Print, word for word, the opening line of the data below and every line after it through the line that contains "return [a0 +", but not the pictures.

--- start ---

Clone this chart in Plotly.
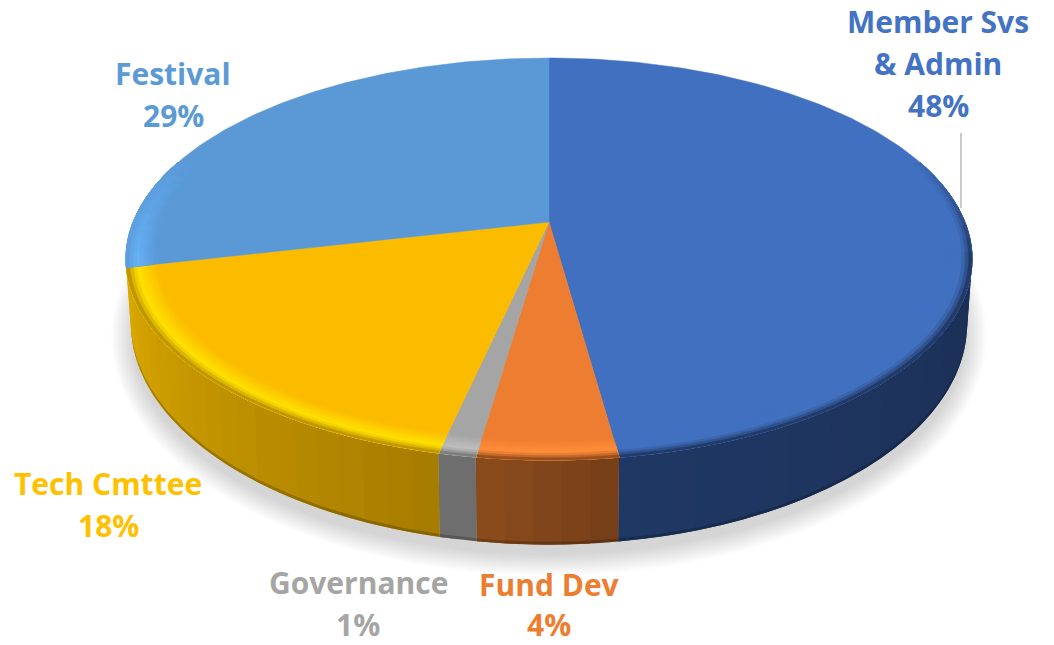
import math
import plotly.graph_objects as go

# slices, clockwise from 12 o'clock
categories = ["Member Svs & Admin", "Fund Dev", "Governance", "Tech Cmttee", "Festival"]
values = [47.8, 4.5, 1.2, 17.9, 28.6]

# styles per slice: face, wall start, wall end, rim highlight, rim edge, label
face_colors = ["#4170c0", "#ed7d31", "#a5a5a5", "#fbbc00", "#5a98d6"]
wall_start = ["#1a2c50", "#753e17", "#6e6e6e", "#a67c00"]
wall_end = ["#1f3864", "#8c4c1d", "#6e6e6e", "#dcaa00"]
rim_peak = ["#4170c0", "#ff8c38", "#bdbdbd", "#ffdf00", "#66b0f5"]
rim_edge = ["#1b2e52", "#7c4018", "#6e6e6e", "#b08400", "#5a98d6"]
label_colors = ["#4472c4", "#ed7d31", "#a5a5a5", "#ffc000", "#5b9bd5"]

# perspective ellipse of the top and bottom of the pie, in pixels
K = 0.184
TOP = dict(cx=549, cy=222, a=415.8, b=194.2)
BOTTOM = dict(cx=549, cy=283, a=411, b=213.5)
BEVEL = 0.93


def project(theta, r, e):
    u = r * math.sin(theta)
    v = -r * math.cos(theta)
    w = 1 / (1 - K * v)
    return e["cx"] + e["a"] * u * w, e["cy"] + e["b"] * v * w


def to_rgb(c):
    return [int(c[i:i + 2], 16) for i in (1, 3, 5)]


def mix(c1, c2, t):
    a, b = to_rgb(c1), to_rgb(c2)
    return "#%02x%02x%02x" % tuple(round(a[i] + (b[i] - a[i]) * t) for i in range(3))


def arc_steps(a0, a1, step):
    n = max(1, math.ceil((a1 - a0) / step))
    return [a0 + (a1 - a0) * i / n for i in range(n + 1)]


def add_poly(fig, color, pts, line=0.0):
    fig.add_trace(go.Scatter(x=[p[0] for p in pts] + [pts[0][0]], y=[p[1] for p in pts] + [pts[0][1]],
                             mode="lines", fill="toself", fillcolor=color,
                             line=dict(color=color, width=line), hoverinfo="skip", showlegend=False))


total = sum(values)
edges = [0]
for v in values:
    edges.append(edges[-1] + v / total * 2 * math.pi)

fig = go.Figure()

# soft shadow under the pie
for i in range(14):
    grow = 1 + i * 1.6
    xs, ys = [], []
    for deg in range(0, 361, 3):
        t = math.radians(deg)
        xs.append(549 + (416 + grow) * math.sin(t))
        ys.append(336 + (218 + grow) * math.cos(t))
    fig.add_trace(go.Scatter(x=xs, y=ys, mode="lines", fill="toself", line=dict(width=0),
                             fillcolor="rgba(0,0,0,0.011)", hoverinfo="skip", showlegend=False))

# side wall, fine bands where each one runs under the next so no seams show.
# Festival's wall is out of sight
for i in range(len(wall_start)):
    a_start, a_end = edges[i], edges[i + 1]
    if i == 0:
        a_start = math.radians(75)  # the part further back is hidden by the face
    n = max(2, round((a_end - a_start) / math.radians(3)))
    for j in range(n):
        a0 = a_start + (a_end - a_start) * j / n
        a1 = a_start + (a_end - a_start) * min(n, j + 2) / n
        c = mix(wall_start[i], wall_end[i], (j + 0.5) / n)
        angles = arc_steps(a0, a1, math.radians(1))
        upper = [project(a, 1, TOP) for a in angles]
        lower = [project(a, 1, BOTTOM) for a in angles]
        add_poly(fig, c, upper + lower[::-1])
    # slightly darker lip along the bottom edge
    lower = [project(a, 1, BOTTOM) for a in arc_steps(a_start, a_end, math.radians(1))]
    add_poly(fig, "rgba(0,0,0,0.2)", [(p[0], p[1] - 3) for p in lower] + lower[::-1])

# top faces
for i in range(len(values)):
    angles = arc_steps(edges[i], edges[i + 1], math.radians(1))
    pts = [(TOP["cx"], TOP["cy"])] + [project(a, 1, TOP) for a in angles]
    add_poly(fig, face_colors[i], pts, line=0.5)

# bevel rings round the rim, strongest towards the viewer. Levels are grouped so the
# same colour goes into one trace
RINGS = 9
LEVELS = 8
for i in range(len(values)):
    a_all = arc_steps(edges[i], edges[i + 1], math.radians(2))
    for k in range(RINGS):
        r0 = BEVEL + (1 - BEVEL) * k / RINGS
        r1 = 1.0
        t = (k + 0.5) / RINGS
        groups = {}
        for j in range(len(a_all) - 1):
            a0, a1 = a_all[j], a_all[j + 1]
            v = -math.cos((a0 + a1) / 2)
            g = round(max(0.0, min(1, (v + 0.35) / 0.55)) * LEVELS) / LEVELS
            if g == 0:
                continue
            if t < 0.6:
                c = mix(face_colors[i], rim_peak[i], t / 0.6 * g)
            else:
                c = mix(mix(face_colors[i], rim_peak[i], g), rim_edge[i], ((t - 0.6) / 0.4) ** 1.5 * g)
            groups.setdefault(c, []).append((a0, a1))
        for c, spans in groups.items():
            xs, ys = [], []
            for a0, a1 in spans:
                pts = [project(a0, r0, TOP), project(a1, r0, TOP), project(a1, r1, TOP), project(a0, r1, TOP)]
                xs += [p[0] for p in pts] + [pts[0][0], None]
                ys += [p[1] for p in pts] + [pts[0][1], None]
            fig.add_trace(go.Scatter(x=xs, y=ys, mode="lines", fill="toself", fillcolor=c,
                                     line=dict(color=c, width=0.5), hoverinfo="skip", showlegend=False))

# labels, one annotation per text line
label_lines = [["Member Svs", "& Admin"], ["Fund Dev"], ["Governance"], ["Tech Cmttee"], ["Festival"]]
label_x = [938, 549, 358, 108, 173]
label_y = [21, 584, 582, 483, 73]
label_step = [42, 40, 42, 42, 42]
for i in range(len(values)):
    lines = label_lines[i] + ["%d%%" % round(values[i])]
    for n, txt in enumerate(lines):
        fig.add_annotation(x=label_x[i], y=label_y[i] + n * label_step[i], text="<b>" + txt + "</b>", showarrow=False,
                           font=dict(family="Open Sans", size=30, color=label_colors[i]),
                           xanchor="center", yanchor="middle")

# leader line of the first label
fig.add_shape(type="line", x0=961, x1=961, y0=133, y1=208, line=dict(color="#a6a6a6", width=1.2))

fig.update_xaxes(range=[0, 1054], visible=False)
fig.update_yaxes(range=[645, 0], visible=False)
fig.update_layout(width=1054, height=645, margin=dict(l=0, r=0, t=0, b=0),
                  paper_bgcolor="white", plot_bgcolor="white", showlegend=False)

fig.write_html("out.html", config=dict(displayModeBar=False),
               post_script="document.body.style.margin='0';")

--- end ---

#### Task response:
Clone this chart in Plotly.
import math
import plotly.graph_objects as go

# slices, clockwise from 12 o'clock
categories = ["Member Svs & Admin", "Fund Dev", "Governance", "Tech Cmttee", "Festival"]
values = [47.8, 4.5, 1.2, 17.9, 28.6]

# styles per slice: face, wall start, wall end, rim highlight, rim edge, label
face_colors = ["#4170c0", "#ed7d31", "#a5a5a5", "#fbbc00", "#5a98d6"]
wall_start = ["#1a2c50", "#753e17", "#6e6e6e", "#a67c00"]
wall_end = ["#1f3864", "#8c4c1d", "#6e6e6e", "#dcaa00"]
rim_peak = ["#4170c0", "#ff8c38", "#bdbdbd", "#ffdf00", "#66b0f5"]
rim_edge = ["#1b2e52", "#7c4018", "#6e6e6e", "#b08400", "#5a98d6"]
label_colors = ["#4472c4", "#ed7d31", "#a5a5a5", "#ffc000", "#5b9bd5"]

# perspective ellipse of the top and bottom of the pie, in pixels
K = 0.184
TOP = dict(cx=549, cy=222, a=415.8, b=194.2)
BOTTOM = dict(cx=549, cy=283, a=411, b=213.5)
BEVEL = 0.93


def project(theta, r, e):
    u = r * math.sin(theta)
    v = -r * math.cos(theta)
    w = 1 / (1 - K * v)
    return e["cx"] + e["a"] * u * w, e["cy"] + e["b"] * v * w


def to_rgb(c):
    return [int(c[i:i + 2], 16) for i in (1, 3, 5)]


def mix(c1, c2, t):
    a, b = to_rgb(c1), to_rgb(c2)
    return "#%02x%02x%02x" % tuple(round(a[i] + (b[i] - a[i]) * t) for i in range(3))


def arc_steps(a0, a1, step):
    n = max(1, math.ceil((a1 - a0) / step))
    return [a0 + (a1 - a0) * i / n for i in range(n + 1)]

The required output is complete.